Another potential problem AD automatically resolves is replication collisions.
Replication collisions occur when two different administrators make a
change to the same attribute on the same object at different domain controllers.
For example, two administrators change a user’s password at the same time
on two different domain controllers. When those changes are replicated,
there’s a replication collision. AD tries to reduce the number of collisions
by replicating data on an attribute level rather than on an object level.
For example, for a particular user account, one administrator might change
the password while another admin changes the user’s phone number. The
same object is being changed, but those changes affect different attributes.

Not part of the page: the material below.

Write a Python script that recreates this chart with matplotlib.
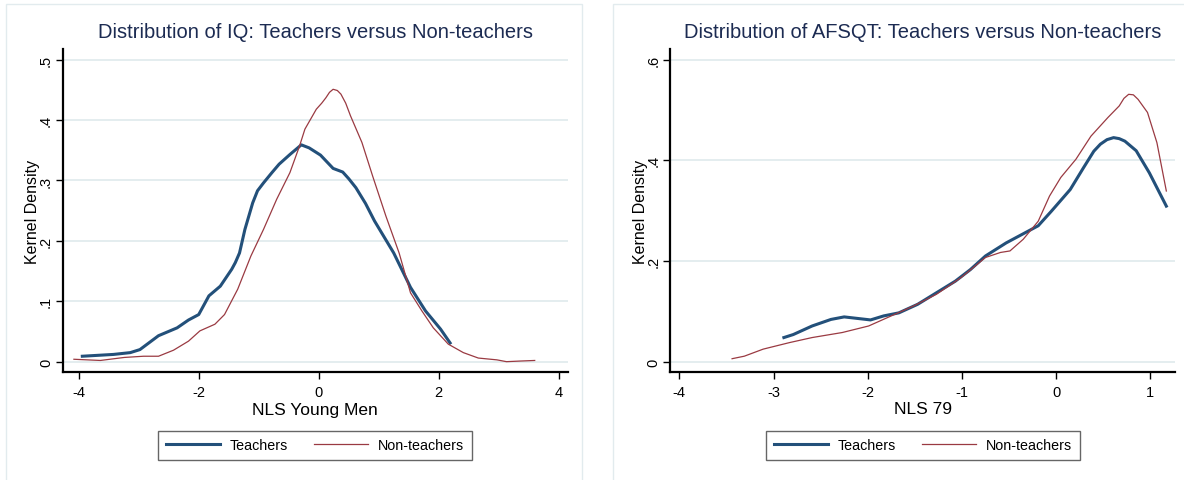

This doesn’t result in a collision.
In the event of a collision, AD detects and takes necessary steps to
solve the collision problem. AD uses timestamps and version numbers to
break the collision. Although timestamps have been replaced by USNs, they’re
still maintained to resolve collisions. AD examines an attribute’s timestamp
to see which update has the highest timestamp and also examines the attribute’s
version number. Because each originating update of an attribute increases
the version number, AD examines both. The replicated change with the highest
numbers wins, and that attribute change is replicated. It’s extremely
unlikely that the timestamp and version numbers would be the same, but
in such a case, AD can also use the directory system agent’s (DSA) GUID
to determine the final winner in the collision. As with other replication
features, this process is invisible.
The Jury is Still Out
Although the final judgment on the effectiveness of AD’s intra-site replication
process, both in terms of latency and network bandwidth, remains to be
made, the process is effective from a design perspective. Because of AD’s
ability to dynamically configure its own intra-site replication needs
without human intervention, administrators can spend their time focusing
on other network tasks — a design that benefits us all.